<<<<

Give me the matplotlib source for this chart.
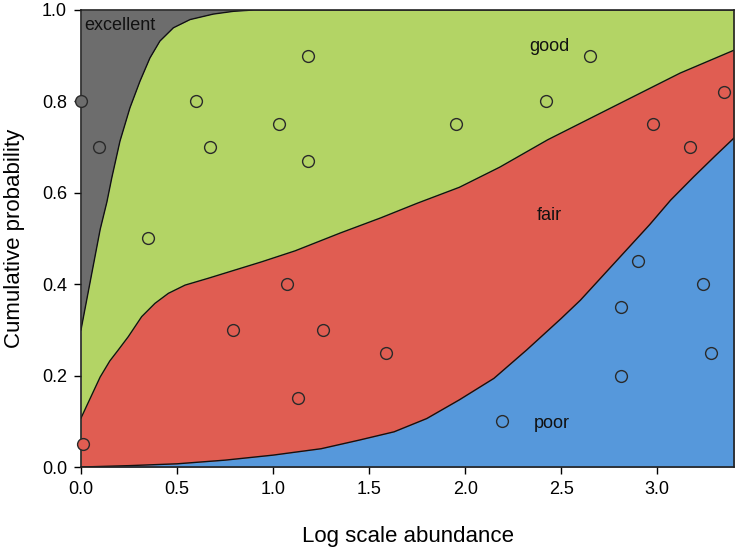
import matplotlib
matplotlib.use("Agg")
import matplotlib.pyplot as plt

plt.rcParams['font.family'] = ['Liberation Sans', 'DejaVu Sans']

# boundary curves
poor_x = [0, 0.25, 0.5, 0.75, 1.0, 1.25, 1.45, 1.63, 1.80, 1.97, 2.15, 2.32, 2.50, 2.60,
          2.72, 2.84, 2.96, 3.07, 3.19, 3.3, 3.4]
poor_y = [0, 0.003, 0.007, 0.015, 0.026, 0.040, 0.059, 0.077, 0.106, 0.147, 0.194, 0.256, 0.325, 0.365,
          0.42, 0.475, 0.53, 0.584, 0.635, 0.68, 0.72]

fair_x = [0, 0.05, 0.10, 0.15, 0.194, 0.246, 0.316, 0.385, 0.455, 0.542, 0.663, 0.802, 0.941, 1.115,
          1.35, 1.56, 1.75, 1.97, 2.18, 2.43, 2.77, 3.12, 3.4]
fair_y = [0.107, 0.152, 0.197, 0.232, 0.256, 0.285, 0.329, 0.358, 0.380, 0.398, 0.413, 0.431, 0.449, 0.473,
          0.512, 0.545, 0.577, 0.612, 0.656, 0.716, 0.788, 0.862, 0.912]

good_x = [0, 0.05, 0.10, 0.135, 0.160, 0.203, 0.255, 0.307, 0.359, 0.411, 0.481, 0.568, 0.689, 0.793, 0.9, 3.4]
good_y = [0.30, 0.41, 0.52, 0.58, 0.632, 0.713, 0.786, 0.844, 0.895, 0.932, 0.961, 0.979, 0.991, 0.997, 1.0, 1.0]

# observations
exc_pts_x = [0.0, 0.094]
exc_pts_y = [0.8, 0.7]
good_pts_x = [0.35, 0.60, 0.67, 1.03, 1.18, 1.18, 1.95, 2.42, 2.65]
good_pts_y = [0.5, 0.8, 0.7, 0.75, 0.9, 0.67, 0.75, 0.8, 0.9]
fair_pts_x = [0.01, 0.79, 1.07, 1.13, 1.26, 1.59, 2.98, 3.17, 3.35]
fair_pts_y = [0.05, 0.3, 0.4, 0.15, 0.3, 0.25, 0.75, 0.7, 0.82]
poor_pts_x = [2.19, 2.81, 2.90, 2.81, 3.24, 3.28]
poor_pts_y = [0.1, 0.35, 0.45, 0.2, 0.4, 0.25]

grey = '#6d6d6d'
green = '#b3d465'
red = '#e05d52'
blue = '#5698db'

fig = plt.figure(figsize=(7.41, 5.48), dpi=100)
ax = fig.add_axes([0.1093, 0.1478, 0.8813, 0.834])

ax.fill_between(good_x, good_y, 1, color=grey, lw=0)
ax.fill_between(good_x, 0, good_y, color=green, lw=0)
ax.fill_between(fair_x, 0, fair_y, color=red, lw=0)
ax.fill_between(poor_x, 0, poor_y, color=blue, lw=0)
for cx, cy in [(good_x, good_y), (fair_x, fair_y), (poor_x, poor_y)]:
    ax.plot(cx, cy, color='#111111', lw=1)

for px, py, c in [(exc_pts_x, exc_pts_y, grey), (good_pts_x, good_pts_y, green),
                  (fair_pts_x, fair_pts_y, red), (poor_pts_x, poor_pts_y, blue)]:
    ax.plot(px, py, 'o', ms=8.5, mfc=c, mec='#2a2a2a', mew=1, clip_on=False, zorder=5)

ax.text(0.20, 0.965, 'excellent', fontsize=13, color='#111111', ha='center', va='center')
ax.text(2.44, 0.92, 'good', fontsize=13, color='#111111', ha='center', va='center')
ax.text(2.44, 0.551, 'fair', fontsize=13, color='#111111', ha='center', va='center')
ax.text(2.45, 0.096, 'poor', fontsize=13, color='#111111', ha='center', va='center')

ax.set_xlim(0, 3.4)
ax.set_ylim(0, 1.0)
ax.set_xticks([0, 0.5, 1.0, 1.5, 2.0, 2.5, 3.0])
ax.set_yticks([0, 0.2, 0.4, 0.6, 0.8, 1.0])
ax.set_xticklabels(['0.0', '0.5', '1.0', '1.5', '2.0', '2.5', '3.0'])
ax.set_yticklabels(['0.0', '0.2', '0.4', '0.6', '0.8', '1.0'])
ax.tick_params(direction='out', length=5, width=1, labelsize=13, pad=5)
for s in ax.spines.values():
    s.set_linewidth(1.2)
    s.set_color('#222222')

ax.set_xlabel('Log scale abundance', fontsize=16, labelpad=20)
ax.set_ylabel('Cumulative probability', fontsize=16, labelpad=12)

fig.savefig('out.png', dpi=100)
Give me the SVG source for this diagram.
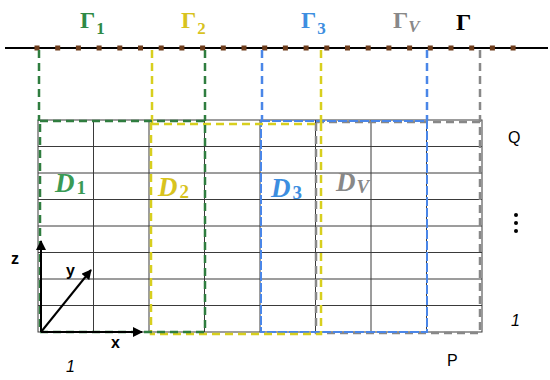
<svg xmlns="http://www.w3.org/2000/svg" width="550" height="380" viewBox="0 0 550 380">
<style>
.grid{stroke:#3a3a3a;stroke-width:1;fill:none}
.g{stroke:#2f7d3f;stroke-width:2.5;stroke-dasharray:8 5;fill:none}
.yl{stroke:#d8cf1e;stroke-width:2.5;stroke-dasharray:8 5;fill:none}
.bl{stroke:#4a86e8;stroke-width:2;stroke-dasharray:9 2;fill:none}
.bl2{stroke:#4a86e8;stroke-width:2.5;stroke-dasharray:8 5;fill:none}
.gr{stroke:#888;stroke-width:2.5;stroke-dasharray:8 5;fill:none}
.gam{font-family:"Liberation Serif",serif;font-weight:bold;font-size:24px}
.sub{font-family:"Liberation Serif",serif;font-weight:bold;font-size:17px}
.dl{font-family:"Liberation Serif",serif;font-weight:bold;font-style:italic;font-size:27px}
.dsub{font-family:"Liberation Serif",serif;font-weight:bold;font-size:19px}
.lab{font-family:"Liberation Sans",Arial,sans-serif;font-size:16px;fill:#000}
.ax{font-family:"Liberation Sans",Arial,sans-serif;font-weight:bold;font-size:16px;fill:#000}
.dot{fill:#6e3d1c}
</style>
<defs>
<marker id="arr" viewBox="0 0 10 10" refX="9" refY="5" markerWidth="5" markerHeight="5" orient="auto">
<path d="M0,0 L10,5 L0,10 z" fill="#000"/>
</marker>
</defs>
<g id="baseline">
<line x1="5" y1="48" x2="548" y2="48" stroke="#000" stroke-width="2"/>
<g class="dot">
<rect x="34.5" y="45.5" width="5" height="5"/><rect x="55.2" y="45.5" width="5" height="5"/><rect x="75.9" y="45.5" width="5" height="5"/><rect x="96.6" y="45.5" width="5" height="5"/><rect x="117.3" y="45.5" width="5" height="5"/><rect x="138" y="45.5" width="5" height="5"/><rect x="158.7" y="45.5" width="5" height="5"/><rect x="179.4" y="45.5" width="5" height="5"/><rect x="200.1" y="45.5" width="5" height="5"/><rect x="220.8" y="45.5" width="5" height="5"/><rect x="241.5" y="45.5" width="5" height="5"/><rect x="262.2" y="45.5" width="5" height="5"/><rect x="282.9" y="45.5" width="5" height="5"/><rect x="303.6" y="45.5" width="5" height="5"/><rect x="324.3" y="45.5" width="5" height="5"/><rect x="345" y="45.5" width="5" height="5"/><rect x="365.7" y="45.5" width="5" height="5"/><rect x="386.4" y="45.5" width="5" height="5"/><rect x="407.1" y="45.5" width="5" height="5"/><rect x="427.8" y="45.5" width="5" height="5"/><rect x="448.5" y="45.5" width="5" height="5"/><rect x="469.2" y="45.5" width="5" height="5"/><rect x="489.9" y="45.5" width="5" height="5"/><rect x="510.6" y="45.5" width="5" height="5"/>
</g>
</g>
<g id="grid" class="grid">
<rect x="38" y="120" width="444" height="212"/>
<path d="M93.5,120V332M149,120V332M204.5,120V332M260,120V332M315.5,120V332M371,120V332M426.5,120V332"/>
<path d="M38,146.5H482M38,173H482M38,199.5H482M38,226H482M38,252.5H482M38,279H482M38,305.5H482"/>
</g>
<g id="connectors">
<path class="gr" d="M480,50V122"/>
<rect class="gr" x="316" y="122" width="164" height="211"/>
<path class="bl2" d="M262,50V121M427,50V121"/>
<rect class="bl" x="261" y="121" width="166" height="211"/>
<path class="yl" d="M152,50V124M321,50V124"/>
<rect class="yl" x="151" y="124" width="170" height="210"/>
<path class="g" d="M39,50V121M205,50V121"/>
<rect class="g" x="40" y="121" width="165" height="211"/>
</g>
<g id="gamma-labels">
<text class="gam" x="80" y="28" fill="#2f8a45">Γ<tspan class="sub" dx="1" dy="6">1</tspan></text>
<text class="gam" x="181" y="28" fill="#d8c31e">Γ<tspan class="sub" dx="1" dy="6">2</tspan></text>
<text class="gam" x="301" y="28" fill="#3d8ee0">Γ<tspan class="sub" dx="1" dy="6">3</tspan></text>
<text class="gam" x="393" y="28" fill="#888">Γ<tspan class="sub" dy="4" font-style="italic">V</tspan></text>
<text class="gam" x="456" y="30" fill="#000" font-size="27">Γ</text>
</g>
<g id="domain-labels">
<text class="dl" x="55" y="192" fill="#3a9a55">D<tspan class="dsub" font-style="normal" dx="2" dy="2">1</tspan></text>
<text class="dl" x="158" y="196" fill="#d8c31e">D<tspan class="dsub" font-style="normal" dx="2" dy="2">2</tspan></text>
<text class="dl" x="271" y="197" fill="#3d8ee0">D<tspan class="dsub" font-style="normal" dx="2" dy="2">3</tspan></text>
<text class="dl" x="336" y="191" fill="#888">D<tspan class="dsub" dx="1" dy="2">V</tspan></text>
</g>
<g id="axes">
<line x1="41" y1="332" x2="41" y2="241" stroke="#000" stroke-width="2" marker-end="url(#arr)"/>
<line x1="41" y1="332" x2="142" y2="332" stroke="#000" stroke-width="2" marker-end="url(#arr)"/>
<line x1="41" y1="332" x2="91" y2="270" stroke="#000" stroke-width="2" marker-end="url(#arr)"/>
<text class="ax" x="11" y="264">z</text>
<text class="ax" x="66" y="276">y</text>
<text class="ax" x="111" y="348">x</text>
</g>
<g id="side-labels">
<text class="lab" x="508" y="143" font-size="17">Q</text>
<circle cx="516" cy="215" r="2" fill="#000"/>
<circle cx="516" cy="223" r="2" fill="#000"/>
<circle cx="516" cy="231" r="2" fill="#000"/>
<text class="lab" x="511" y="326" font-style="italic" font-size="15">1</text>
<text class="lab" x="447" y="366">P</text>
<text class="lab" x="66" y="372" font-style="italic" font-size="15">1</text>
</g>
</svg>
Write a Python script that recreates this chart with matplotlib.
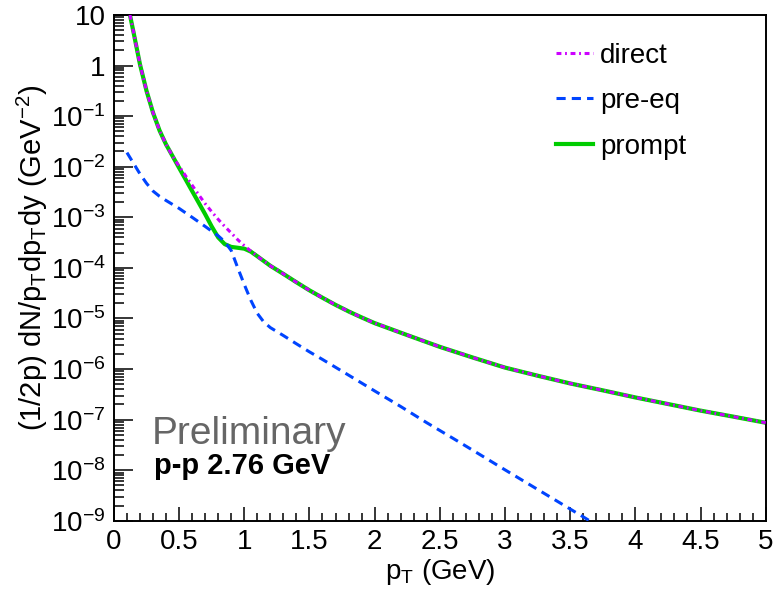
import numpy as np
import matplotlib
matplotlib.use('Agg')
import matplotlib.pyplot as plt
from matplotlib.ticker import FuncFormatter, LogLocator, MultipleLocator

plt.rcParams['font.family'] = ['Liberation Sans', 'DejaVu Sans']
plt.rcParams['mathtext.fontset'] = 'custom'
plt.rcParams['mathtext.rm'] = 'Liberation Sans'
plt.rcParams['mathtext.it'] = 'Liberation Sans:italic'
plt.rcParams['mathtext.bf'] = 'Liberation Sans:bold'

# direct photons
pt_direct = [0.123, 0.15, 0.2, 0.25, 0.3, 0.35, 0.4, 0.45, 0.5, 0.55, 0.6, 0.65,
             0.7, 0.75, 0.8, 0.85, 0.9, 0.95, 1.0, 1.05, 1.1, 1.2, 1.3, 1.4, 1.5,
             1.6, 1.7, 1.8, 1.9, 2.0, 2.25, 2.5, 2.75, 3.0, 3.25, 3.5, 3.75, 4.0,
             4.25, 4.5, 4.75, 5.0]
y_direct = [10, 4.6, 1.05, 0.316, 0.117, 0.052, 0.0275, 0.0162, 0.0102, 6.6e-3,
            4.3e-3, 2.8e-3, 1.86e-3, 1.29e-3, 9.1e-4, 6.6e-4, 4.9e-4, 3.6e-4,
            2.75e-4, 2.15e-4, 1.7e-4, 1.1e-4, 7.6e-5, 5.2e-5, 3.6e-5, 2.57e-5,
            1.86e-5, 1.38e-5, 1.05e-5, 8.1e-6, 4.7e-6, 2.75e-6, 1.7e-6, 1.07e-6,
            7.4e-7, 5.2e-7, 3.8e-7, 2.75e-7, 2.04e-7, 1.51e-7, 1.15e-7, 8.7e-8]

# pre-equilibrium photons
pt_preeq = [0.1, 0.15, 0.2, 0.25, 0.3, 0.35, 0.4, 0.5, 0.6, 0.7, 0.8, 0.85, 0.9,
            0.95, 1.0, 1.05, 1.1, 1.15, 1.2, 1.3, 1.4, 1.5, 1.6, 1.8, 2.0, 2.2,
            2.4, 2.6, 2.8, 3.0, 3.2, 3.4, 3.6, 3.7]
y_preeq = [1.9e-2, 1.17e-2, 7.2e-3, 4.7e-3, 3.3e-3, 2.6e-3, 2.15e-3, 1.5e-3,
           1.0e-3, 6.6e-4, 4.3e-4, 3.3e-4, 2.2e-4, 1.0e-4, 4.7e-5, 2.3e-5,
           1.26e-5, 8.5e-6, 6.6e-6, 4.6e-6, 3.16e-6, 2.19e-6, 1.55e-6, 7.6e-7,
           3.7e-7, 1.82e-7, 8.7e-8, 4.3e-8, 2.1e-8, 1.02e-8, 5e-9, 2.45e-9,
           1.2e-9, 8.3e-10]

# prompt photons
pt_prompt = [0.123, 0.15, 0.2, 0.25, 0.3, 0.35, 0.4, 0.45, 0.5, 0.55, 0.6, 0.65,
             0.7, 0.75, 0.8, 0.85, 0.9, 0.95, 1.0, 1.05, 1.1, 1.2, 1.3, 1.4, 1.5,
             1.6, 1.7, 1.8, 1.9, 2.0, 2.25, 2.5, 2.75, 3.0, 3.25, 3.5, 3.75, 4.0,
             4.25, 4.5, 4.75, 5.0]
y_prompt = [10, 4.6, 1.05, 0.316, 0.117, 0.052, 0.0275, 0.0162, 9.5e-3, 5.6e-3,
            3.3e-3, 1.95e-3, 1.15e-3, 6.6e-4, 4.0e-4, 2.95e-4, 2.6e-4, 2.5e-4,
            2.4e-4, 2.1e-4, 1.7e-4, 1.1e-4, 7.6e-5, 5.2e-5, 3.6e-5, 2.57e-5,
            1.86e-5, 1.38e-5, 1.05e-5, 8.1e-6, 4.7e-6, 2.75e-6, 1.7e-6, 1.07e-6,
            7.4e-7, 5.2e-7, 3.8e-7, 2.75e-7, 2.04e-7, 1.51e-7, 1.15e-7, 8.7e-8]

fig = plt.figure(figsize=(7.75, 5.98), dpi=100)
ax = fig.add_axes([0.147, 0.129, 0.841, 0.846])

ax.plot(pt_prompt, y_prompt, color='#00cc00', lw=3.0, label='prompt', zorder=2)
ax.plot(pt_direct, y_direct, color='#cc00ff', lw=2.2, dashes=(1.6, 1.2, 0.6, 1.2),
        label='direct', zorder=3)
ax.plot(pt_preeq, y_preeq, color='#0044ff', lw=2.2, dashes=(3.0, 2.0),
        label='pre-eq', zorder=4)

ax.set_yscale('log')
ax.set_xlim(0, 5)
ax.set_ylim(1e-9, 10)

def ylab(v, pos):
    e = int(round(np.log10(v)))
    if e == 0:
        return '1'
    if e == 1:
        return '10'
    return r'$\mathregular{10^{%d}}$' % e

ax.yaxis.set_major_locator(LogLocator(base=10, numticks=20))
ax.yaxis.set_minor_locator(LogLocator(base=10, subs=np.arange(2, 10), numticks=20))
ax.yaxis.set_major_formatter(FuncFormatter(ylab))
ax.yaxis.set_minor_formatter(FuncFormatter(lambda v, p: ''))
ax.xaxis.set_major_locator(MultipleLocator(0.5))
ax.xaxis.set_minor_locator(MultipleLocator(0.1))
ax.xaxis.set_major_formatter(FuncFormatter(lambda v, p: '%g' % v))

ax.tick_params(which='both', direction='in', top=False, right=False, labelsize=20)
ax.tick_params(axis='x', which='major', length=10, width=1.1, pad=6)
ax.tick_params(axis='x', which='minor', length=5.5, width=1.1)
ax.tick_params(axis='y', which='major', length=14, width=1.1, pad=6)
ax.tick_params(axis='y', which='minor', length=7, width=1.1)
for s in ax.spines.values():
    s.set_linewidth(1.4)

ax.set_xlabel(r'p$_\mathregular{T}$ (GeV)', fontsize=20)
ax.xaxis.set_label_coords(0.50, -0.072)
ax.set_ylabel(r'(1/2p) dN/p$_\mathregular{T}$dp$_\mathregular{T}$dy (GeV$^\mathregular{-2}$)',
              fontsize=21)
ax.yaxis.set_label_coords(-0.098, 0.52)

ax.text(0.058, 0.152, 'Preliminary', transform=ax.transAxes, fontsize=28,
        color='#666666', va='baseline')
ax.text(0.061, 0.092, 'p-p 2.76 GeV', transform=ax.transAxes, fontsize=21,
        fontweight='bold', va='baseline')

h, l = ax.get_legend_handles_labels()
order = [1, 2, 0]
ax.legend([h[i] for i in order], [l[i] for i in order], loc='upper left',
          bbox_to_anchor=(0.678, 0.945), frameon=False, fontsize=20,
          borderpad=0, borderaxespad=0, handlelength=1.35, handletextpad=0.25,
          labelspacing=0.7)

fig.savefig('out.png', dpi=100)
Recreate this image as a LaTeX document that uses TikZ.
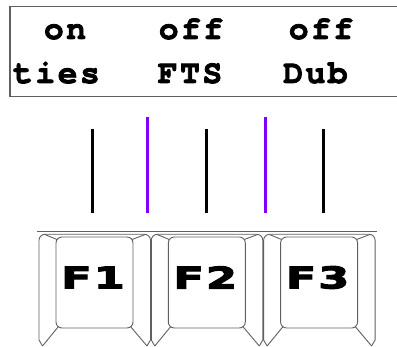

>>>>

▶ _Exercise goal_:
Pictures are excluded: retype only the lines from the beginning of the listing above through the line with "0.42, 0.475, 0.53, 0.584, 0.635, 0.68, 0.72]", both included.

▶ _Solution to the exercise_:
Give me the matplotlib source for this chart.
import matplotlib
matplotlib.use("Agg")
import matplotlib.pyplot as plt

plt.rcParams['font.family'] = ['Liberation Sans', 'DejaVu Sans']

# boundary curves
poor_x = [0, 0.25, 0.5, 0.75, 1.0, 1.25, 1.45, 1.63, 1.80, 1.97, 2.15, 2.32, 2.50, 2.60,
          2.72, 2.84, 2.96, 3.07, 3.19, 3.3, 3.4]
poor_y = [0, 0.003, 0.007, 0.015, 0.026, 0.040, 0.059, 0.077, 0.106, 0.147, 0.194, 0.256, 0.325, 0.365,
          0.42, 0.475, 0.53, 0.584, 0.635, 0.68, 0.72]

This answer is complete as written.